What is a comunidad de propietarios?
A comunidad de propietarios is the community of owners in a Spanish apartment building, urbanisation, or complex with shared facilities. It's a legal entity under Spanish law that manages and maintains shared elements — the building structure, communal gardens, pools, lifts, and communal areas — and is funded through community fees (cuotas de comunidad) paid by each owner.
Is the comunidad insurance compulsory?
It is not legally required by national legislation for communities to hold insurance, but the horizontal property law (Ley de Propiedad Horizontal) strongly implies it, and many community bylaws require it. In practice, virtually all well-managed comunidades in Spain hold communal insurance. When you buy into a community, you benefit from this cover without needing to arrange it yourself.
Does the comunidad insurance cover my apartment interior?
No. The comunidad policy covers the shared structural elements of the building — roof, external walls, communal areas. It does not cover the interior of your individual apartment (floors, walls, ceiling within your unit, fitted kitchens, bathroom fittings), your personal belongings, or your personal liability. You need your own home insurance policy for these.
What if a comunidad area damages my apartment?
If a shared element — say, a communal roof — leaks and damages your apartment interior, the comunidad insurance should cover the cost of repairing the shared element (the roof) and may cover consequential damage to your apartment interior. However, establishing which insurance is responsible — communal or personal — can sometimes require negotiation. Having your own policy means you have cover in the interim regardless.
Do I need to pay community fees even if I'm not using the shared facilities?
Yes. Community fees are mandatory for all owners in a comunidad, regardless of whether you use the pool, garden, or other shared facilities.
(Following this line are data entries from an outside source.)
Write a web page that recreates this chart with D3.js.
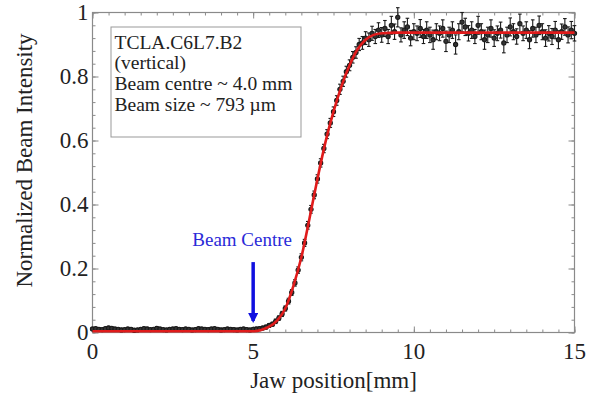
<!DOCTYPE html>
<html>
<head>
<meta charset="utf-8">
<script src="https://cdn.jsdelivr.net/npm/d3@7"></script>
<style>
  body { margin: 0; background: #fff; }
  text { font-family: "Liberation Serif", "Times New Roman", serif; }
</style>
</head>
<body>
<svg id="chart"></svg>
<script>
// scan positions: 0 .. 15 mm, step 0.1
var xStart = 0, xStep = 0.1;

// normalized intensity
var intensity = [
  0.011,0.012,0.010,0.009,0.012,0.014,0.013,0.011,0.010,0.008,
  0.009,0.011,0.010,0.007,0.008,0.010,0.012,0.011,0.009,0.010,
  0.013,0.011,0.009,0.008,0.010,0.011,0.012,0.010,0.009,0.011,
  0.010,0.008,0.009,0.012,0.011,0.010,0.009,0.011,0.012,0.010,
  0.008,0.009,0.011,0.010,0.009,0.008,0.010,0.011,0.009,0.008,
  0.010,
  0.011,0.012,0.014,0.017,0.022,0.026,0.035,0.045,0.058,0.075,
  0.098,0.125,0.155,0.195,0.235,0.280,0.335,0.385,0.430,0.480,
  0.530,0.575,0.620,0.655,0.690,0.725,0.760,0.785,0.815,0.835,
  0.860,0.875,0.900,0.905,0.920,0.915,0.935,0.925,0.945,0.930,
  0.950,0.925,0.960,0.940,0.985,0.930,0.945,0.955,0.920,0.940,
  0.935,0.950,0.925,0.945,0.930,0.915,0.940,0.935,0.950,0.910,
  0.930,0.945,0.900,0.940,0.970,0.955,0.935,0.945,0.925,0.960,
  0.940,0.915,0.930,0.950,0.920,0.935,0.945,0.905,0.930,0.955,
  0.940,0.925,0.965,0.935,0.945,0.915,0.950,0.930,0.960,0.940,
  0.920,0.935,0.925,0.945,0.915,0.940,0.955,0.930,0.945,0.935
];

var errors = [
  0.004,0.004,0.005,0.004,0.004,0.005,0.004,0.004,0.004,0.005,
  0.004,0.004,0.004,0.005,0.004,0.004,0.004,0.005,0.004,0.004,
  0.005,0.004,0.004,0.004,0.005,0.004,0.004,0.004,0.005,0.004,
  0.004,0.004,0.005,0.004,0.004,0.004,0.005,0.004,0.004,0.004,
  0.005,0.004,0.004,0.004,0.005,0.004,0.004,0.004,0.005,0.004,
  0.004,
  0.005,0.005,0.005,0.006,0.006,0.006,0.007,0.007,0.008,0.008,
  0.009,0.009,0.010,0.010,0.011,0.011,0.012,0.012,0.012,0.013,
  0.013,0.013,0.014,0.014,0.015,0.015,0.016,0.016,0.017,0.017,
  0.018,0.018,0.019,0.020,0.020,0.021,0.022,0.022,0.023,0.023,
  0.025,0.022,0.028,0.024,0.030,0.022,0.026,0.027,0.024,0.025,
  0.023,0.028,0.022,0.026,0.024,0.030,0.025,0.023,0.027,0.032,
  0.024,0.026,0.030,0.025,0.030,0.027,0.024,0.026,0.022,0.028,
  0.025,0.030,0.024,0.027,0.026,0.023,0.025,0.031,0.024,0.028,
  0.025,0.024,0.030,0.023,0.026,0.028,0.027,0.024,0.029,0.025,
  0.026,0.024,0.025,0.027,0.028,0.024,0.026,0.025,0.027,0.024
];

// fitted error-function curve
var fitX = [0, 5, 5.25, 5.5, 5.75, 6, 6.25, 6.5, 6.75, 7, 7.25, 7.5, 7.75, 8, 8.25, 8.5, 8.75, 9, 9.5, 15];
var fitY = [0.004, 0.004, 0.008, 0.018, 0.038, 0.075, 0.145, 0.235, 0.355, 0.48, 0.595, 0.69, 0.77, 0.835, 0.885, 0.915, 0.93, 0.935, 0.937, 0.937];

var xTicks = [0, 5, 10, 15];
var yTicks = [0, 0.2, 0.4, 0.6, 0.8, 1];
var yTickLabels = ["0", "0.2", "0.4", "0.6", "0.8", "1"];

var infoLines = ["TCLA.C6L7.B2", "(vertical)", "Beam centre ~ 4.0 mm", "Beam size ~ 793 \u00b5m"];
var centreLabel = "Beam Centre";
var centrePos = 5;         // mm
var arrowFrom = 0.22, arrowTo = 0.036;

// 表示サイズ
var size = { width: 594, height: 397 };
var margin = { top: 12.5, right: 19.5, bottom: 64.5, left: 92.5 };
var width = size.width - margin.left - margin.right;
var height = size.height - margin.top - margin.bottom;

var data = intensity.map(function(v, i){
  return { x: xStart + i * xStep, y: v, e: errors[i] };
});
var fit = fitX.map(function(d, i){ return { x: d, y: fitY[i] }; });

var svg = d3.select("#chart")
  .attr("width", size.width)
  .attr("height", size.height)
  .append("g")
    .attr("transform", "translate(" + margin.left + "," + margin.top + ")");

var x = d3.scaleLinear().domain([0, 15]).range([0, width]);
var y = d3.scaleLinear().domain([0, 1]).range([height, 0]);

var frameColor = "#8a8a8a";

// 枠と目盛り (inward ticks on all four sides)
function tickAxis(axisFn, scale, major, minorStep, transform){
  var minor = d3.range(scale.domain()[0], scale.domain()[1] + 1e-9, minorStep);
  var g = svg.append("g").attr("transform", transform);
  g.call(axisFn(scale).tickValues(minor).tickSize(-3).tickFormat(""));
  g.select(".domain").remove();
  var g2 = svg.append("g").attr("transform", transform);
  g2.call(axisFn(scale).tickValues(major).tickSize(-6).tickFormat(""));
  g2.select(".domain").remove();
  svg.selectAll(".tick line").attr("stroke", frameColor);
}
tickAxis(d3.axisBottom, x, xTicks, 0.5, "translate(0," + height + ")");
tickAxis(d3.axisTop, x, xTicks, 0.5, "translate(0,0)");
tickAxis(d3.axisLeft, y, yTicks, 0.04, "translate(0,0)");
tickAxis(d3.axisRight, y, yTicks, 0.04, "translate(" + width + ",0)");

svg.append("rect")
  .attr("width", width)
  .attr("height", height)
  .attr("fill", "none")
  .attr("stroke", frameColor)
  .attr("stroke-width", 1.2);

// tick labels
svg.selectAll(".xlab")
  .data(xTicks)
  .enter().append("text")
  .attr("x", function(d){ return x(d); })
  .attr("y", height + 26)
  .attr("text-anchor", "middle")
  .attr("font-size", 23)
  .attr("fill", "#222")
  .text(function(d){ return d; });

svg.selectAll(".ylab")
  .data(yTicks)
  .enter().append("text")
  .attr("x", -4)
  .attr("y", function(d){ return y(d) + 7.5; })
  .attr("text-anchor", "end")
  .attr("font-size", 23)
  .attr("fill", "#222")
  .text(function(d, i){ return yTickLabels[i]; });

// axis titles
svg.append("text")
  .attr("x", width / 2)
  .attr("y", height + 55)
  .attr("text-anchor", "middle")
  .attr("font-size", 23)
  .attr("fill", "#222")
  .text("Jaw position[mm]");

svg.append("text")
  .attr("transform", "translate(-61," + (height / 2 - 12) + ") rotate(-90)")
  .attr("text-anchor", "middle")
  .attr("font-size", 23)
  .attr("fill", "#222")
  .text("Normalized Beam Intensity");

// info box
svg.append("rect")
  .attr("x", 18.5)
  .attr("y", 14.5)
  .attr("width", 190)
  .attr("height", 110)
  .attr("fill", "#fff")
  .attr("stroke", "#999")
  .attr("stroke-width", 1);

svg.selectAll(".info")
  .data(infoLines)
  .enter().append("text")
  .attr("x", 22)
  .attr("y", function(d, i){ return 36 + i * 20.8; })
  .attr("font-size", 19.5)
  .attr("fill", "#222")
  .text(function(d){ return d; });

// data points with error bars
var pts = svg.append("g").attr("stroke", "#1a1a1a").attr("stroke-width", 1.1);
pts.selectAll(".err")
  .data(data)
  .enter().append("line")
  .attr("x1", function(d){ return x(d.x); })
  .attr("x2", function(d){ return x(d.x); })
  .attr("y1", function(d){ return y(d.y - d.e); })
  .attr("y2", function(d){ return y(d.y + d.e); });
pts.selectAll(".capt")
  .data(data)
  .enter().append("line")
  .attr("x1", function(d){ return x(d.x) - 1.8; })
  .attr("x2", function(d){ return x(d.x) + 1.8; })
  .attr("y1", function(d){ return y(d.y + d.e); })
  .attr("y2", function(d){ return y(d.y + d.e); });
pts.selectAll(".capb")
  .data(data)
  .enter().append("line")
  .attr("x1", function(d){ return x(d.x) - 1.8; })
  .attr("x2", function(d){ return x(d.x) + 1.8; })
  .attr("y1", function(d){ return y(d.y - d.e); })
  .attr("y2", function(d){ return y(d.y - d.e); });
pts.selectAll("circle")
  .data(data)
  .enter().append("circle")
  .attr("cx", function(d){ return x(d.x); })
  .attr("cy", function(d){ return y(d.y); })
  .attr("r", 2.1)
  .attr("fill", "#333");

// fit curve
var line = d3.line()
  .curve(d3.curveMonotoneX)
  .x(function(d){ return x(d.x); })
  .y(function(d){ return y(d.y); });

svg.append("path")
  .datum(fit)
  .attr("fill", "none")
  .attr("stroke", "#e01b1b")
  .attr("stroke-width", 2.6)
  .attr("d", line);

// beam centre arrow
var blue = "#1010e0";
svg.append("defs").append("marker")
  .attr("id", "arrow")
  .attr("viewBox", "0 0 10 10")
  .attr("refX", 8).attr("refY", 5)
  .attr("markerWidth", 3).attr("markerHeight", 3)
  .attr("orient", "auto")
  .append("path")
    .attr("d", "M0,0 L10,5 L0,10 z")
    .attr("fill", blue);

svg.append("line")
  .attr("x1", x(centrePos)).attr("x2", x(centrePos))
  .attr("y1", y(arrowFrom)).attr("y2", y(arrowTo))
  .attr("stroke", blue)
  .attr("stroke-width", 3.5)
  .attr("marker-end", "url(#arrow)");

svg.append("text")
  .attr("x", x(centrePos) - 11)
  .attr("y", y(arrowFrom) - 16)
  .attr("text-anchor", "middle")
  .attr("font-size", 19)
  .attr("fill", "#2a2ad8")
  .text(centreLabel);
</script>
</body>
</html>
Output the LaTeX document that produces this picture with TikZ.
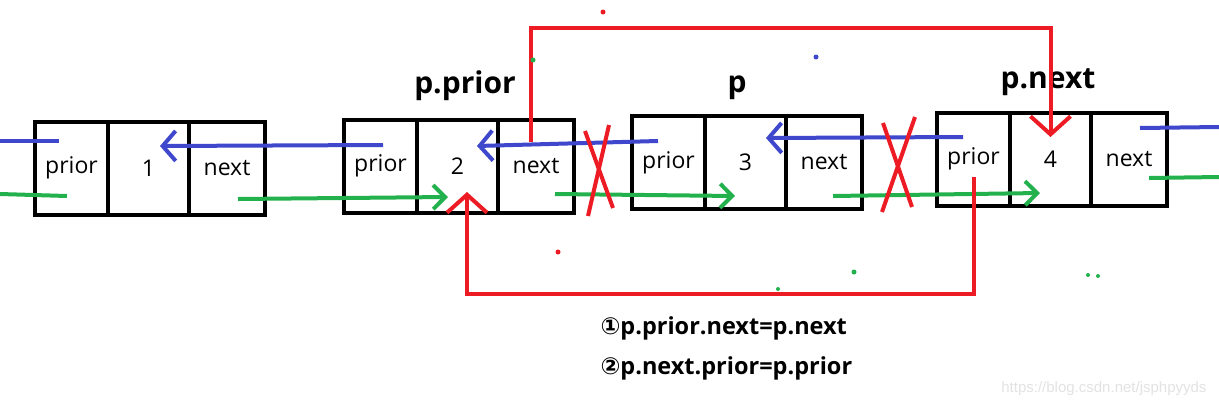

They cover maintenance, cleaning, insurance, and management costs that benefit the property and its value.
Can I opt out of the comunidad insurance and arrange my own building cover?
No — the comunidad insurance is managed collectively and applies to the shared structure. You cannot opt out of it or replace it with an individual policy for your share of the building. You can (and should) add your own policy covering the interior of your unit, your contents, and your liability.
What does comunidad building insurance typically cover?
Communal building insurance in Spain typically covers: fire and explosion in shared areas; storm and weather damage to the external structure; water damage from communal plumbing; liability for third parties injured in communal areas; lifts, communal electrics, and building services. The exact scope depends on the policy arranged by the community president and administrator.